|Sonneveld, B - UNITED KINGDOM|
Submitted to: Catena
Publication Type: Peer Reviewed Journal
Publication Acceptance Date: September 20, 2002
Publication Date: N/A
Interpretive Summary: This study was an analysis of the Universal Soil Loss Equation (USLE). The USLE is used around the world for helping land managers choose conservation practices; as an engineering tool in the design of dams, reservoirs, channels, and other engineering structures; and for laws and regulations related to land use management. In the United States alone, billions of dollars of federal payments, programs, and loans to farmers are based on predictions of the USLE. The objective of this study was to determine if a more robust structure for the model could be derived that would result in significantly more reliable predictions of soil erosion. The USLE was developed in the 1950s and 1960s, and since that time computers have given us data analysis tools that were simply not available at that time. Statistical analysis of the original data (more than 10,000 plot years of data) that were used to create the USLE was relatively primitive relative to today's standards. The results showed that the user must be careful in defining the parameters of the USLE model in order to obtain accurate erosion estimates, however, only slight model improvements could be obtained by drastic modifications of its functional form. The implications of the study are that the USLE remains a very valuable tool for predicting soil erosion, in spite of the many advances in analysis tools provided by modern computer technology.

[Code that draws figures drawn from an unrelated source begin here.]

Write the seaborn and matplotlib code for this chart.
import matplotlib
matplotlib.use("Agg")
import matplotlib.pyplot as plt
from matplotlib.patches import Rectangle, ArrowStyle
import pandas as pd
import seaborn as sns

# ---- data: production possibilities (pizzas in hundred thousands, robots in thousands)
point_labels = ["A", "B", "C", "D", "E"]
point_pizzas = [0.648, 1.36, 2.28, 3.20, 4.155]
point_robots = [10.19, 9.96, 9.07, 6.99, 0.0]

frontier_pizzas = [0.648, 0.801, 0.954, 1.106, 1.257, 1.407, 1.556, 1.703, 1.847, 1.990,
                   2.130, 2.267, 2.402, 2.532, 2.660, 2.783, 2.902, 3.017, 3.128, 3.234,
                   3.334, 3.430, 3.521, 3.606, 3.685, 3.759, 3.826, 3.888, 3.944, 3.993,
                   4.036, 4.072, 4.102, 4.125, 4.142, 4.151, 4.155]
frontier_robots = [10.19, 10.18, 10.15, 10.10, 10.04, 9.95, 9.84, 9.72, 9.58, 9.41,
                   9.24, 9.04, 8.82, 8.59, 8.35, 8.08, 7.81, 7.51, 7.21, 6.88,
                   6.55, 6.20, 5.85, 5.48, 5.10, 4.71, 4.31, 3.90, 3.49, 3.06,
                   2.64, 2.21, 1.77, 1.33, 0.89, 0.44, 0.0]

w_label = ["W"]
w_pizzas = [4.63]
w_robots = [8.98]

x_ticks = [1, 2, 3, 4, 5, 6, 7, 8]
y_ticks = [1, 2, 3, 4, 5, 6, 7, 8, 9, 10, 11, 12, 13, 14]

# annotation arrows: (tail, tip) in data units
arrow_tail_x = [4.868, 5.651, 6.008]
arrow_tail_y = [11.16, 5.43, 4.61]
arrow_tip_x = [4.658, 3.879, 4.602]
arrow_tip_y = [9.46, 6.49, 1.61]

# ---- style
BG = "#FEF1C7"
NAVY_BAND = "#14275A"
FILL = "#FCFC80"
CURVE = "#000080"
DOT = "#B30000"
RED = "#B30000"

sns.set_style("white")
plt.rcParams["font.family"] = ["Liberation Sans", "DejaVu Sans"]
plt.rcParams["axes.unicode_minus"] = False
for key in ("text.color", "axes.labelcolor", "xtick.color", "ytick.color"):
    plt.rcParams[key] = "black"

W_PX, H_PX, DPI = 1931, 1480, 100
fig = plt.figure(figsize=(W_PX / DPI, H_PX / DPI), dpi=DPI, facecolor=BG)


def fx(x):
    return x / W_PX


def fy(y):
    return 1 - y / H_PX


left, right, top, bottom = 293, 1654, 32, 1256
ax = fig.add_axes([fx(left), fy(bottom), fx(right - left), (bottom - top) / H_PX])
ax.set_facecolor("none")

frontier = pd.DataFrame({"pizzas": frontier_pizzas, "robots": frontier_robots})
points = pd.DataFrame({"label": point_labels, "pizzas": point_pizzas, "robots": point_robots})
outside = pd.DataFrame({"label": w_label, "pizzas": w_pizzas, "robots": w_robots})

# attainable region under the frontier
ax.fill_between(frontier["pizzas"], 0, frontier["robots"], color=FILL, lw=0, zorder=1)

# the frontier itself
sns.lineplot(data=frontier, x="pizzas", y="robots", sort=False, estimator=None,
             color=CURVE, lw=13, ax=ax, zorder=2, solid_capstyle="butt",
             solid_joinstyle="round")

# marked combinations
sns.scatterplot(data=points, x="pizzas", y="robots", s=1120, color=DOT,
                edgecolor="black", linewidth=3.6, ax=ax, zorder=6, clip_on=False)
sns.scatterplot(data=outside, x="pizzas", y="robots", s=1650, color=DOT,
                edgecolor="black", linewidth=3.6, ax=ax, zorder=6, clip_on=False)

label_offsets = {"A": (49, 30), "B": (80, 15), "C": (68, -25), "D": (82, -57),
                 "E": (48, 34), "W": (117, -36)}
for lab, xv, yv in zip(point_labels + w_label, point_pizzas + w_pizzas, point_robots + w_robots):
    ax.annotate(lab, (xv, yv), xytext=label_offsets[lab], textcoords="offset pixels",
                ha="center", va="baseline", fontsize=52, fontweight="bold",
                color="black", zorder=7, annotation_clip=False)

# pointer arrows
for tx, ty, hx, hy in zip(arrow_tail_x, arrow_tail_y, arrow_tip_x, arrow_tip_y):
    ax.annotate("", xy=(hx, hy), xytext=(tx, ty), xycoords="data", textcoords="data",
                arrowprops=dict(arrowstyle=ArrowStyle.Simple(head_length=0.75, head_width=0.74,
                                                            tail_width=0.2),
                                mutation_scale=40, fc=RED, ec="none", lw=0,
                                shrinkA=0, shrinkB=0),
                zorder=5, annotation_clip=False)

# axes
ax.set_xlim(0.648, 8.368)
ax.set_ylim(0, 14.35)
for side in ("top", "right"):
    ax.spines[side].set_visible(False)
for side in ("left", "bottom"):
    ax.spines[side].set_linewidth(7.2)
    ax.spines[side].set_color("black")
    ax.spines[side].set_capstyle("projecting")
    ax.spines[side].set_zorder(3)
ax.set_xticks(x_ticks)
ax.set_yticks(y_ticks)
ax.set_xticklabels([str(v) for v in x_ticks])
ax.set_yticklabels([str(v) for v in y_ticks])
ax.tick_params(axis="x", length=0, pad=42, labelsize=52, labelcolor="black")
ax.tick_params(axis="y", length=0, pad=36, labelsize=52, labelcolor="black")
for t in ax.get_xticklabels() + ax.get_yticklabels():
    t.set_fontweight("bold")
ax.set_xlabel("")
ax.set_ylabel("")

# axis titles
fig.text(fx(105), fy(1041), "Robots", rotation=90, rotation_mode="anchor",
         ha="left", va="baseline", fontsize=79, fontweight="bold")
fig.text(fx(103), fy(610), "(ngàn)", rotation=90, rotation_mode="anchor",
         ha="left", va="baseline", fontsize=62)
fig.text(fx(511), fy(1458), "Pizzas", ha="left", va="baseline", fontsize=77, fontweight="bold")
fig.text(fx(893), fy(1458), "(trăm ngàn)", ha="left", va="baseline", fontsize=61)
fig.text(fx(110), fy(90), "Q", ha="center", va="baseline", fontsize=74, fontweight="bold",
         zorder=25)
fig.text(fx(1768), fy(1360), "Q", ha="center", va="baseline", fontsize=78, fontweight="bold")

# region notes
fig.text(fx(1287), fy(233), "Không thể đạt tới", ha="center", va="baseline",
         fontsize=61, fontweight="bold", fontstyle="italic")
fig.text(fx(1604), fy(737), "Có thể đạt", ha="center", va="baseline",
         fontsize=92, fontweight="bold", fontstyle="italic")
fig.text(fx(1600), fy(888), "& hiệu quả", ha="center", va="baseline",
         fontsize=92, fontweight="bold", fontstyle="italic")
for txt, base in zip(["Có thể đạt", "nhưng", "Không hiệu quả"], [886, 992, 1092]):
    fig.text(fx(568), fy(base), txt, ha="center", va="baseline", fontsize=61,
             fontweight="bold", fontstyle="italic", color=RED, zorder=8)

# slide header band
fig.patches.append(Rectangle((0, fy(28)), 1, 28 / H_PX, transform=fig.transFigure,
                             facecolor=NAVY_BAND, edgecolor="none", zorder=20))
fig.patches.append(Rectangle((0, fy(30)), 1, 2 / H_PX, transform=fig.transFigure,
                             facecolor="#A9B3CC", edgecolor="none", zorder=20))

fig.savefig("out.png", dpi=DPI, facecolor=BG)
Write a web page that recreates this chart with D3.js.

Technical Abstract: Due to its modest data demands and transparent model structure the Universal Soil Loss Equation (USLE) remains the most popular tool for water erosion hazard assessment. However, the model has several shortcomings, two of which are likely to have prominent implications for the model results. First, the mathematical form of the USLE, the multiplication of six factors, easily leads to large errors whenever one of the input data is misspecified. Second, the USLE has a modest correlation between observed soil losses and model calculations, even with the same data that were used for its calibration. This raises questions about its mathematical model structure and the robustness of the assumed parameter values that are implicitly assigned to the model. This paper, therefore, analyzes if the USLE could benefit from mathematical model transformations that, on one hand, mitigate the impact of incorrect input factors and, on the other hand, result in a better fit between model results and observed soil losses. For the analysis we first use both non-parametric and parametric techniques to test the robustness of the implicit parameter assignments in the USLE equation. Next, we postulate alternative mathematical forms and use parametric test statistics to evaluate parameter significance and model fit. A tenfold cross validation of the model with the best fit tests the sensitivity of the parameters for inclusion or exclusion of the data. The results show that the USLE model is not very robust, however, only slight model improvements are obtained by drastic modifications of its functional form, thereby sacrificing the simple model structure that was intended by its designers.